▶ OBJECTIVE
The lines to extract run from the first line of the material below to the line containing "import matplotlib.transforms as mtransforms", both included; leave the pictures behind.
※ ※ ※
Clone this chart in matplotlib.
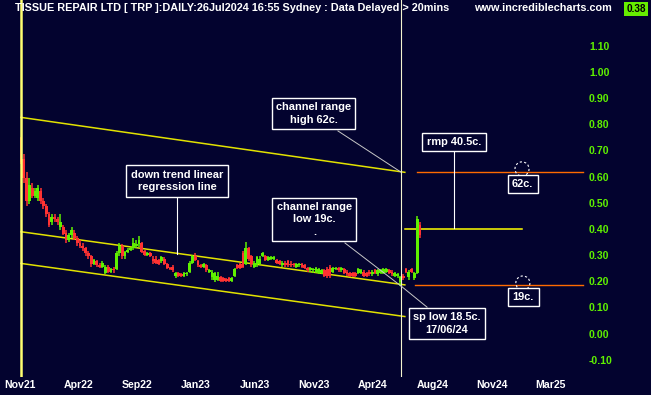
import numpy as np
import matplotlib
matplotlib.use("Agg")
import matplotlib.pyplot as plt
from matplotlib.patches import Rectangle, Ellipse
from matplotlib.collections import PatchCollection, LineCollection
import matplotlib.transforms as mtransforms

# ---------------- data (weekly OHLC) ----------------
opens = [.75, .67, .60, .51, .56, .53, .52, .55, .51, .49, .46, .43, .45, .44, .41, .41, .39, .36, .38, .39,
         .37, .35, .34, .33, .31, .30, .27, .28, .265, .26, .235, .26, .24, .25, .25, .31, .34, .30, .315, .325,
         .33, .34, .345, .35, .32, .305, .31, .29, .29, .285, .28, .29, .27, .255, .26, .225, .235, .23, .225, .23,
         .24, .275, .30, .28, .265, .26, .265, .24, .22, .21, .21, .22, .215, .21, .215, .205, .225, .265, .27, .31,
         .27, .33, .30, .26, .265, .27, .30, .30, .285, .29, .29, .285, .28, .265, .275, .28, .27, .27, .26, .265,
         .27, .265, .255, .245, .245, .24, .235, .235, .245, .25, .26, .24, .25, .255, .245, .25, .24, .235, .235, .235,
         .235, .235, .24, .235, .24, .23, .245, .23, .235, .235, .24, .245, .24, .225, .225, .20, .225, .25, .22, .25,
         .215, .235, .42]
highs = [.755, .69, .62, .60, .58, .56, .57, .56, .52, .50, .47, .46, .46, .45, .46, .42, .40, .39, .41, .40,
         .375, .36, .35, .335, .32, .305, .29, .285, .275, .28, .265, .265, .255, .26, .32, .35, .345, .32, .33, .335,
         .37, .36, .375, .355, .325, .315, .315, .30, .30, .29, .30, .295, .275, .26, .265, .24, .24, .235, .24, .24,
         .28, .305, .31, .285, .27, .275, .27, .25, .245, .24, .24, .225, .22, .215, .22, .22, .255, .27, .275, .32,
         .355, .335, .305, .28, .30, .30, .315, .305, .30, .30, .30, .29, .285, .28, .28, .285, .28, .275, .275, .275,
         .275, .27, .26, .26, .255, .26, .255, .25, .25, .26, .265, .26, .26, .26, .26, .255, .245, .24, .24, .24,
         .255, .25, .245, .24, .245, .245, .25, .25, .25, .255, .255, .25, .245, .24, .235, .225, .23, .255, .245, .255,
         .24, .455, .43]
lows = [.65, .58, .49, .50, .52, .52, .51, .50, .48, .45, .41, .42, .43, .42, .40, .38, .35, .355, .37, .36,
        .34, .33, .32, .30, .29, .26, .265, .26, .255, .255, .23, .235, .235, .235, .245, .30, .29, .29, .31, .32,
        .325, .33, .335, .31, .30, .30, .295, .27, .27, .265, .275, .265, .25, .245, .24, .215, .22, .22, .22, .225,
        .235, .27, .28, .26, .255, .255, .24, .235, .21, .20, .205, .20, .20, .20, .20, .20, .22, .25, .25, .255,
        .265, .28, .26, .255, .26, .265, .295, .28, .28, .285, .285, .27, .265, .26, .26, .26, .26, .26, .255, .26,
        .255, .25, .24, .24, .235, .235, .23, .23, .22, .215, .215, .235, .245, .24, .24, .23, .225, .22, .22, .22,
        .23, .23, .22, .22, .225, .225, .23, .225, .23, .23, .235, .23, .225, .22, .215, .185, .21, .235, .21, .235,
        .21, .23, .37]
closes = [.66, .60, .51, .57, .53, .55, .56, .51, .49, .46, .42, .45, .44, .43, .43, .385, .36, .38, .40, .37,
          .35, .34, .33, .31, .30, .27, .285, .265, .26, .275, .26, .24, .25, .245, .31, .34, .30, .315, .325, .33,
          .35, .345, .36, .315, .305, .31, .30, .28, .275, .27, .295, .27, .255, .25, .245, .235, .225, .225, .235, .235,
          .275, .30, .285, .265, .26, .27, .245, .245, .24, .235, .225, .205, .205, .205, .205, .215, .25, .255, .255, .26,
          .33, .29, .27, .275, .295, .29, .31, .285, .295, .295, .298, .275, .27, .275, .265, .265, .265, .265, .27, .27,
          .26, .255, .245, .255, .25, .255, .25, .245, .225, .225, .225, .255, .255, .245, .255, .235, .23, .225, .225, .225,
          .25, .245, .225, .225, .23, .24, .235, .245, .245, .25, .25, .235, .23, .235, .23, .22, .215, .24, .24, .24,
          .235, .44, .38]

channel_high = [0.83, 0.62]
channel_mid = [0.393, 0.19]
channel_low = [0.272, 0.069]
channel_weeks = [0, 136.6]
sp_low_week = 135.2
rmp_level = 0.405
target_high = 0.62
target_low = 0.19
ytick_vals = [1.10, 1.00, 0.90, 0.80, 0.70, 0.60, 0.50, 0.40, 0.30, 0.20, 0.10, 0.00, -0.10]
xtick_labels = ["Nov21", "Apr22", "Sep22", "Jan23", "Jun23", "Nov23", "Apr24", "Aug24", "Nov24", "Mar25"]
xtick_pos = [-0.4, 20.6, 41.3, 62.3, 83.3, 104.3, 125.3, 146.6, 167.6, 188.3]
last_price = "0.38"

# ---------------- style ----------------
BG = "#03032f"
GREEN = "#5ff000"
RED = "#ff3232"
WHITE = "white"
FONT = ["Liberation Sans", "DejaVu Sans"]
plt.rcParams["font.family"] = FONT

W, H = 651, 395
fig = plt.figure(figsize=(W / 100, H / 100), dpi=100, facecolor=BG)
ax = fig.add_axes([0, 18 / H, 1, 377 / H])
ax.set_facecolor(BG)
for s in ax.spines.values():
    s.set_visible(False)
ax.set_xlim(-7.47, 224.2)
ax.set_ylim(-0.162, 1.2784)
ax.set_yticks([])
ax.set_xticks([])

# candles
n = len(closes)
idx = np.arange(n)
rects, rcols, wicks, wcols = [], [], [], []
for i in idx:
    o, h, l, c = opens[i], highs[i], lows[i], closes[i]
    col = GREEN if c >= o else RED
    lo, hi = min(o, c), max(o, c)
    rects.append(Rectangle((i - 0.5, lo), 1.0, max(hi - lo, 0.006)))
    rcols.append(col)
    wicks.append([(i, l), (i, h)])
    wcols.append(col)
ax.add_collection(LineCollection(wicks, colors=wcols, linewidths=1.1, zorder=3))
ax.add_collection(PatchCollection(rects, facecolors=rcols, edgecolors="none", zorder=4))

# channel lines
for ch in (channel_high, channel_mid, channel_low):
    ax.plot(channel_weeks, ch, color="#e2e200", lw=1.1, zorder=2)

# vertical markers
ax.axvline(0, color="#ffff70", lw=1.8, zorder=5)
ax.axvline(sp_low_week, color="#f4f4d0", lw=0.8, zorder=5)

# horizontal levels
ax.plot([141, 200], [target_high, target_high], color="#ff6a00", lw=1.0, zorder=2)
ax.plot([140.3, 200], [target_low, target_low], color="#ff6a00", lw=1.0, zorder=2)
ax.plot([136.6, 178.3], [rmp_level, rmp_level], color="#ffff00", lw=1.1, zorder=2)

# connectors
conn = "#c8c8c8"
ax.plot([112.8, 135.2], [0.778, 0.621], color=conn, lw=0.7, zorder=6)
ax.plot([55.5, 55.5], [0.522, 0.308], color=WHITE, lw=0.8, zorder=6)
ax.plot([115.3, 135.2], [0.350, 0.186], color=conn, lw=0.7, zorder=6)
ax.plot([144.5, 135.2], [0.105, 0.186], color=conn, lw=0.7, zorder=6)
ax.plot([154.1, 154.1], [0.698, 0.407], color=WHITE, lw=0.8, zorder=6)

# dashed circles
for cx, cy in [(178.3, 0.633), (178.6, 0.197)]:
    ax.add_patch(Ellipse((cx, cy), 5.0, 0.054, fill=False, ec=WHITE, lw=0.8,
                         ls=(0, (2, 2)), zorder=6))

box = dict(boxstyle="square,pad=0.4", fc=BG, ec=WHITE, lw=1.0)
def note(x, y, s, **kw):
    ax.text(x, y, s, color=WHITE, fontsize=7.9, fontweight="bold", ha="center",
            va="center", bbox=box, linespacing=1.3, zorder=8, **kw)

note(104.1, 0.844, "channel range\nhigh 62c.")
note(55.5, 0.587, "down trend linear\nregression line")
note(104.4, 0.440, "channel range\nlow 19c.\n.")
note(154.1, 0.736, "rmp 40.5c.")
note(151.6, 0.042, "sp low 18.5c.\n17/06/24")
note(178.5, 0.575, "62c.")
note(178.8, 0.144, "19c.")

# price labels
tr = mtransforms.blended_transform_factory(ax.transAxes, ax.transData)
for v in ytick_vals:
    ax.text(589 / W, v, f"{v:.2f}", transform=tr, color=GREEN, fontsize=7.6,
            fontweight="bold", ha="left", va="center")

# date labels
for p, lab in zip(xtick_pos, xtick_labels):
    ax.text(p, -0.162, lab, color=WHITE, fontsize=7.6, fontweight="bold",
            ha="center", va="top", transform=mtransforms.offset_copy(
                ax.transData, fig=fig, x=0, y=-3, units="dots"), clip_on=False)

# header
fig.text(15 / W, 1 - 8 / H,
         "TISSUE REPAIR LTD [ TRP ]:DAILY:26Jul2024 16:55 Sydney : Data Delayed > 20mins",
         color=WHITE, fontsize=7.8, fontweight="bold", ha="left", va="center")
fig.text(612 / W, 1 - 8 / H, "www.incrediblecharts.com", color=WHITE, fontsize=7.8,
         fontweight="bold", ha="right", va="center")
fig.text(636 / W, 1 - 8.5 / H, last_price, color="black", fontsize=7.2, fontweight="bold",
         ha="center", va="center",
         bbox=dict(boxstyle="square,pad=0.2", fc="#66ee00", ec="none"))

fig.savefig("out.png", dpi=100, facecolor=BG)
※ ※ ※
▶ REPLY
Clone this chart in matplotlib.
import numpy as np
import matplotlib
matplotlib.use("Agg")
import matplotlib.pyplot as plt
from matplotlib.patches import Rectangle, Ellipse
from matplotlib.collections import PatchCollection, LineCollection
import matplotlib.transforms as mtransforms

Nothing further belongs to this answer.